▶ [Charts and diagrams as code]
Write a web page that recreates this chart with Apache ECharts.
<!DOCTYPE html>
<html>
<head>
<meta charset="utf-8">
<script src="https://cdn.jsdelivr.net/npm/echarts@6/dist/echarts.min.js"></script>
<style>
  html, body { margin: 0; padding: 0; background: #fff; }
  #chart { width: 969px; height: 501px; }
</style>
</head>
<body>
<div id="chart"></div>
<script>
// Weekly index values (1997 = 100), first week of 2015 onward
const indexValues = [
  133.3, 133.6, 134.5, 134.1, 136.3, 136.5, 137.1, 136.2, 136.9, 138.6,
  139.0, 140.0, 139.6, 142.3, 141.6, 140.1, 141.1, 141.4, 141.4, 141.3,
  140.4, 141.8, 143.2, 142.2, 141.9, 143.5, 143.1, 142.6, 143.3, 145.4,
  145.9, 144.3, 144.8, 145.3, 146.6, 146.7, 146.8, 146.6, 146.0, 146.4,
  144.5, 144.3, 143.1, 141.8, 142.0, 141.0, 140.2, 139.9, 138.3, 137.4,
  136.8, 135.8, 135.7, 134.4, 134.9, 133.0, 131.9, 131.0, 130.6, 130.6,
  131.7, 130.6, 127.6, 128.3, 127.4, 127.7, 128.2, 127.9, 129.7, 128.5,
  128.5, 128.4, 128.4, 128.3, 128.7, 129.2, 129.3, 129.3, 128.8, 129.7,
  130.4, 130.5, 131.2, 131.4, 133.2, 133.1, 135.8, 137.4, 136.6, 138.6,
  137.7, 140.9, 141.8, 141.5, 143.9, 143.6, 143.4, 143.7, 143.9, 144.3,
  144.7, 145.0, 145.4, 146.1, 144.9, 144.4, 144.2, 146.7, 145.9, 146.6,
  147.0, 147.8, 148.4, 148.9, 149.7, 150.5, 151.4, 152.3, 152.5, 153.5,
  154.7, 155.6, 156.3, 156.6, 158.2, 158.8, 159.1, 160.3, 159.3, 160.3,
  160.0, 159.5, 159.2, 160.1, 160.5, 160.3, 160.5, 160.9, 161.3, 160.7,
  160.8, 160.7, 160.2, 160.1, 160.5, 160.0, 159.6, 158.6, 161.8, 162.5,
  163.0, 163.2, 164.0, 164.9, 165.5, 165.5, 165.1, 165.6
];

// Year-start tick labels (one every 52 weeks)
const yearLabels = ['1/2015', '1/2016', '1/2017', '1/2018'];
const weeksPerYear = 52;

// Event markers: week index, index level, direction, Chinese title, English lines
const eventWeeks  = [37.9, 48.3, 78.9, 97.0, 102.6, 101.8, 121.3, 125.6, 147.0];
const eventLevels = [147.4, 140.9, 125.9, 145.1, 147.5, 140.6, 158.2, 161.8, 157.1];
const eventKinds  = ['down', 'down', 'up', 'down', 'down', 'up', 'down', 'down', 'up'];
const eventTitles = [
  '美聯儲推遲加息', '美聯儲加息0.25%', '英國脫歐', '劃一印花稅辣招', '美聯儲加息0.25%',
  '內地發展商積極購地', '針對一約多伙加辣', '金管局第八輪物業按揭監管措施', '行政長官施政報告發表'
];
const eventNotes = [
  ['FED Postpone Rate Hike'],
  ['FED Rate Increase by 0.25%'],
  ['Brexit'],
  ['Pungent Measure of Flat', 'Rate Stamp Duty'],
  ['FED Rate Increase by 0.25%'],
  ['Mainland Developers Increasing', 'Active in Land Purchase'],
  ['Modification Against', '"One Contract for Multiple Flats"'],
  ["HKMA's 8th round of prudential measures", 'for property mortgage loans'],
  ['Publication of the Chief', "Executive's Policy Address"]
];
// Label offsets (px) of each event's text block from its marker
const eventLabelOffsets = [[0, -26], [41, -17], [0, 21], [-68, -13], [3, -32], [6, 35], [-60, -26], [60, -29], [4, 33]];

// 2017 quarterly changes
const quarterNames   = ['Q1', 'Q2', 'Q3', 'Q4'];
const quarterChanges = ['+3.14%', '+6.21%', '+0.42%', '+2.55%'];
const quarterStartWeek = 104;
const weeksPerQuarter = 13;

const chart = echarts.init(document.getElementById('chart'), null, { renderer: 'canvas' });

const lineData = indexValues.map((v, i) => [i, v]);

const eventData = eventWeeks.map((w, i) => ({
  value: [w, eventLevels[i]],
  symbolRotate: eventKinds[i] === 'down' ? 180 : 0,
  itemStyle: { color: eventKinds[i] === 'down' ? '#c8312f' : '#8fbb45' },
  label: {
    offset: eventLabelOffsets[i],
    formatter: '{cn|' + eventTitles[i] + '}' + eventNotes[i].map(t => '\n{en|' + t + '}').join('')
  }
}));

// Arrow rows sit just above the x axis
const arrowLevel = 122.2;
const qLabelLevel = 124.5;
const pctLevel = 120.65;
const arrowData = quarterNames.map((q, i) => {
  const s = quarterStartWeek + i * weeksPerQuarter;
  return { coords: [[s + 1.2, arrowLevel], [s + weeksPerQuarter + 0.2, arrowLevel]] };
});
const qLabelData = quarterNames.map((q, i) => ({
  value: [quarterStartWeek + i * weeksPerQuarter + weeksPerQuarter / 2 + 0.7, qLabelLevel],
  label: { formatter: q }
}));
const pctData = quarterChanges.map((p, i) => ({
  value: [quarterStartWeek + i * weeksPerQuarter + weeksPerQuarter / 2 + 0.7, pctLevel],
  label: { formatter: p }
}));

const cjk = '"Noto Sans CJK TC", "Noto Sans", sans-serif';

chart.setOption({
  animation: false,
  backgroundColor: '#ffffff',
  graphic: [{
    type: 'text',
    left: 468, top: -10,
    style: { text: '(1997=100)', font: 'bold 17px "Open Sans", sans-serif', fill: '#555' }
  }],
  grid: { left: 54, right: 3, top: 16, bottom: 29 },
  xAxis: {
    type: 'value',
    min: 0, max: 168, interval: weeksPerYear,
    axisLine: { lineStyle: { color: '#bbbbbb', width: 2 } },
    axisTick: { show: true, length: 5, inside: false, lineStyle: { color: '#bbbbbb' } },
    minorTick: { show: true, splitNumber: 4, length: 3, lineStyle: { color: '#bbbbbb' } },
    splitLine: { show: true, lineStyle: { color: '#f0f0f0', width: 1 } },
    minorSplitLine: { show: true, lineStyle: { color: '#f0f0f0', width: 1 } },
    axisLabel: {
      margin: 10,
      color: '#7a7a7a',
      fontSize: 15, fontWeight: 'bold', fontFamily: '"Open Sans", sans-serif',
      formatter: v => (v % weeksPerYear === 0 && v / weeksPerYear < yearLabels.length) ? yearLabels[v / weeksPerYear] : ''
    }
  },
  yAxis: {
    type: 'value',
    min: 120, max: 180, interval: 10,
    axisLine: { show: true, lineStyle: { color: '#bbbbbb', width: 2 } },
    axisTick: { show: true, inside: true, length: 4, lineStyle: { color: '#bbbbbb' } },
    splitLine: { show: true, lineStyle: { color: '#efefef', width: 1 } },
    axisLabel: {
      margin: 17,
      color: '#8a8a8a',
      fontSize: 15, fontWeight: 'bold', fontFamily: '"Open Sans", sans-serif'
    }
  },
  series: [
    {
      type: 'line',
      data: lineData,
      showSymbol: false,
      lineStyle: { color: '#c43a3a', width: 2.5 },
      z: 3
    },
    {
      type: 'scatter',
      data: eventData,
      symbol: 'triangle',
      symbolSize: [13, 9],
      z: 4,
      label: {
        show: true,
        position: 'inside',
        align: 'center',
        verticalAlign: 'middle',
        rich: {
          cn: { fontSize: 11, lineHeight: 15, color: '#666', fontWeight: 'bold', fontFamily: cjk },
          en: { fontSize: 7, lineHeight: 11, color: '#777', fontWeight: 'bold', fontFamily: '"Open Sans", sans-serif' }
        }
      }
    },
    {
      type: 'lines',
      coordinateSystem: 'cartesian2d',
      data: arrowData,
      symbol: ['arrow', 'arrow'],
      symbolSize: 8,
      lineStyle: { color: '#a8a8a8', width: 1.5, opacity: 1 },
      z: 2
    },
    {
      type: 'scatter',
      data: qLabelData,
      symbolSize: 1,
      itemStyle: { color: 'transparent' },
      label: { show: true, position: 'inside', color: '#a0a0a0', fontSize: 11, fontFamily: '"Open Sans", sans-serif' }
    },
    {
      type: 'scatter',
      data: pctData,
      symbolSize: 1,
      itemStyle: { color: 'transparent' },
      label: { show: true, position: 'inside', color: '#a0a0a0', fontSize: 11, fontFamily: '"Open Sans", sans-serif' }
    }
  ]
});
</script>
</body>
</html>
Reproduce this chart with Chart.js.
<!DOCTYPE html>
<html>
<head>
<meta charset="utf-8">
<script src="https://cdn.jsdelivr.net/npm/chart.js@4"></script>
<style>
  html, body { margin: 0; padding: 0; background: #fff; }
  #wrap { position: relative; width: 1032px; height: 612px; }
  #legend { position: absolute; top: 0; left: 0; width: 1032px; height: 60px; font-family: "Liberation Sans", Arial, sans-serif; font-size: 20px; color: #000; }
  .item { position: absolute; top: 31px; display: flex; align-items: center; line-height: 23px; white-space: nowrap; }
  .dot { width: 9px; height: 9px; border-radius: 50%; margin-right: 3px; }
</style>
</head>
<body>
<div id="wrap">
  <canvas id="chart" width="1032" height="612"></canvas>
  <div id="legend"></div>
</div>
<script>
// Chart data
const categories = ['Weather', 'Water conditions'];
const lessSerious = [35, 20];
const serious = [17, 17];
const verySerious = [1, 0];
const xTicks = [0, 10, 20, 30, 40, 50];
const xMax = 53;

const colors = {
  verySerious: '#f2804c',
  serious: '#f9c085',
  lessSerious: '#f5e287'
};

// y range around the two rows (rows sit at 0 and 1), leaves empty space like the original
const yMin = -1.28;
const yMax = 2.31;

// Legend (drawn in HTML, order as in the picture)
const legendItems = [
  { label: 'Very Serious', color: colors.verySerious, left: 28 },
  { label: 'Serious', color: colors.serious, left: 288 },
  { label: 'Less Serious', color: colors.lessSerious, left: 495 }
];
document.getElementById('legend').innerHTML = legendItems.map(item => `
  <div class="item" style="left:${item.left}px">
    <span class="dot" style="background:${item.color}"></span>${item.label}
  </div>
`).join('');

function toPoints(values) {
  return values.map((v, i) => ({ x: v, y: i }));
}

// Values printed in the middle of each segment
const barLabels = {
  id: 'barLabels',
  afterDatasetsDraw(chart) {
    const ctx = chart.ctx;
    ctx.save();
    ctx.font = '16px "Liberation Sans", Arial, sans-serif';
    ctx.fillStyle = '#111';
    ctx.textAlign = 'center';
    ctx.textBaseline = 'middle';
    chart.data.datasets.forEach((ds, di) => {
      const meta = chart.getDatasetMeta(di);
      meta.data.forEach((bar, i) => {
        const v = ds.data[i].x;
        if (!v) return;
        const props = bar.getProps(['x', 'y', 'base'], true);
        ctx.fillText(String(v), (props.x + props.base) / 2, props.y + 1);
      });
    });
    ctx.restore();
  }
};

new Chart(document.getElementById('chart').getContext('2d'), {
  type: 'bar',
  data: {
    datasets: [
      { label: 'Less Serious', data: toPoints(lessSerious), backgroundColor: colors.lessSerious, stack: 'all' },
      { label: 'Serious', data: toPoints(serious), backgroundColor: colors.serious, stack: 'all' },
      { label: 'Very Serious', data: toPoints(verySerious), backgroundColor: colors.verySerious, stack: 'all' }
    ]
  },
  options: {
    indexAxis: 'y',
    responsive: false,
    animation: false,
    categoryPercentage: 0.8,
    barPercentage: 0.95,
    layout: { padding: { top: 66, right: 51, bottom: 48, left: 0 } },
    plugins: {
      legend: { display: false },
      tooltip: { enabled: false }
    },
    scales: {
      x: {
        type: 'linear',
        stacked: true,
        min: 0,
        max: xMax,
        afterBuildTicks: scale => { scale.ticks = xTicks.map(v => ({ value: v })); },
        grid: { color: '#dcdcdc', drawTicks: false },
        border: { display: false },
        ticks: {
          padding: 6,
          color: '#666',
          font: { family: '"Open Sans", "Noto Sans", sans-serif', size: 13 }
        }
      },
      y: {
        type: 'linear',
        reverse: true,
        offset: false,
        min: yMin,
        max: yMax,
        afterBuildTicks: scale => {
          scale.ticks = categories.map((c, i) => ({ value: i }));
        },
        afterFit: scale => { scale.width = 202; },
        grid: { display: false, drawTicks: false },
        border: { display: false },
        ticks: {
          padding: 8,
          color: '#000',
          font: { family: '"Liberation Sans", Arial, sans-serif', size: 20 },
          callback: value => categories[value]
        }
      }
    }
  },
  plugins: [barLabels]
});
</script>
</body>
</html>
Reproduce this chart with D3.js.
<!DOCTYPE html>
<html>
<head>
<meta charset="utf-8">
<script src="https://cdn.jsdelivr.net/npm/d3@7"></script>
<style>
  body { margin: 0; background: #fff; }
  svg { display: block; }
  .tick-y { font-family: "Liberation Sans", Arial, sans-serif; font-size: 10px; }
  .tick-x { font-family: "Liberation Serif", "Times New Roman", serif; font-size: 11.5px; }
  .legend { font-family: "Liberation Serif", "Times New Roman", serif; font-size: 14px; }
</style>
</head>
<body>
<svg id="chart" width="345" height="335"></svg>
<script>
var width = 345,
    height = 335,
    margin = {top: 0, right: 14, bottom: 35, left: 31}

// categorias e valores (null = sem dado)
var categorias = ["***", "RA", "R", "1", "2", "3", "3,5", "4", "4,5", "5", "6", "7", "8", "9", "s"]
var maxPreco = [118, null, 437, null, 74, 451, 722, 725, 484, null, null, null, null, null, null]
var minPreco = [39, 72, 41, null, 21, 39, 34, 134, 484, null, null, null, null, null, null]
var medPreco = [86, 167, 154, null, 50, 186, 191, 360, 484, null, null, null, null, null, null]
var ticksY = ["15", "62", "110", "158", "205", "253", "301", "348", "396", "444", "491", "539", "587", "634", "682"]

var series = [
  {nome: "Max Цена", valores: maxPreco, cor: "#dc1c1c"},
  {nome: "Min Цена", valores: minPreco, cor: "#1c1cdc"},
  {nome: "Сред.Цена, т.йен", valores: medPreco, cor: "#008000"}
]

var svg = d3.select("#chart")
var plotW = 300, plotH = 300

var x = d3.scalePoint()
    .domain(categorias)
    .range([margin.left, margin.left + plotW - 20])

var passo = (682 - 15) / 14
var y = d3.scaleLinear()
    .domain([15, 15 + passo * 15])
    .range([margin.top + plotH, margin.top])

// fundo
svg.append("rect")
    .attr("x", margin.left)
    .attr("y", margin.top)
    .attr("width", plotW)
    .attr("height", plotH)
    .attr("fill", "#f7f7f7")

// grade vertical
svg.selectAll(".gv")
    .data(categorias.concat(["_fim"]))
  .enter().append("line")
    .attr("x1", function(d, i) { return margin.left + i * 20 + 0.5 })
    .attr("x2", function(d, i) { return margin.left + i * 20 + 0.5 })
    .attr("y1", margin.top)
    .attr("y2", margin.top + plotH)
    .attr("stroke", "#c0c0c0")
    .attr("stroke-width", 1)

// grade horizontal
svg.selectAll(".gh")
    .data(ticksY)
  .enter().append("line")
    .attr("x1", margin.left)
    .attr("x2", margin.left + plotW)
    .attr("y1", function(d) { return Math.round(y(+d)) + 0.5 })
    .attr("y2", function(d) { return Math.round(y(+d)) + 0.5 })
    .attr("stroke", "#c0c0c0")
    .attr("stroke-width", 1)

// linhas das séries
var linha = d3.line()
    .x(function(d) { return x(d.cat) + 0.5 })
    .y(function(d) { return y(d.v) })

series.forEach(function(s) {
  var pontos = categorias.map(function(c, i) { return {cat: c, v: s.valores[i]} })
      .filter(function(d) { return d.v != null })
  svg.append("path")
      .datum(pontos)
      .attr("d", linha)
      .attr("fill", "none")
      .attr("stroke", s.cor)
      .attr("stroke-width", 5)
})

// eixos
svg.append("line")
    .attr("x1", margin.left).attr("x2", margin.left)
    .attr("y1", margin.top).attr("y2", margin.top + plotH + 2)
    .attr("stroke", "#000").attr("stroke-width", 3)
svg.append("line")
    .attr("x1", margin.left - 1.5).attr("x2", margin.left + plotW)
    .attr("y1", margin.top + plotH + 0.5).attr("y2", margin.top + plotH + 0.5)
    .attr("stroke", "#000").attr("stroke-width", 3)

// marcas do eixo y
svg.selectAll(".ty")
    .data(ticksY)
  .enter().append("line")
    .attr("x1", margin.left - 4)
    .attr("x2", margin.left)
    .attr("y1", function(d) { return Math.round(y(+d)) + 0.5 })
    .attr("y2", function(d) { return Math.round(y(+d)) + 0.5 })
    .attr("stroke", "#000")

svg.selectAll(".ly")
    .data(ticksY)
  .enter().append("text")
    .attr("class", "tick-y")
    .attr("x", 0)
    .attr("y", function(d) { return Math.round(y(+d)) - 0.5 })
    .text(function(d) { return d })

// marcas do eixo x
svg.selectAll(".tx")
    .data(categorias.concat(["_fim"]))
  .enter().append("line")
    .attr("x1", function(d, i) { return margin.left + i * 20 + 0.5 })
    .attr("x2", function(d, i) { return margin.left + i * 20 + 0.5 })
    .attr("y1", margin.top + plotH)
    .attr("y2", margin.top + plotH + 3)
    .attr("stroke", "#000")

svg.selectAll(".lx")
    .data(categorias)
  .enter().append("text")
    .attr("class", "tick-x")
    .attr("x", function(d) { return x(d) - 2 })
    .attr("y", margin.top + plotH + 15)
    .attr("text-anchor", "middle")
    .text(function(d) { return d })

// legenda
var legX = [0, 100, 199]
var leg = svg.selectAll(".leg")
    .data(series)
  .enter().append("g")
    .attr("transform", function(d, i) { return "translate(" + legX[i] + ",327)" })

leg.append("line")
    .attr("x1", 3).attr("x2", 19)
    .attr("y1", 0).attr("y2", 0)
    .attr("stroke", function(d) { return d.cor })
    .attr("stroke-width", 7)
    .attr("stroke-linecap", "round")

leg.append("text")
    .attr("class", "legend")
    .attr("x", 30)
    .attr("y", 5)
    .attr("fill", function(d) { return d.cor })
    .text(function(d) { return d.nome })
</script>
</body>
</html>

▶ [WHAT TO PRODUCE] Tell how many lines of the records above hold the string "this". Give no other text.

▶ [TASK ANSWER] 3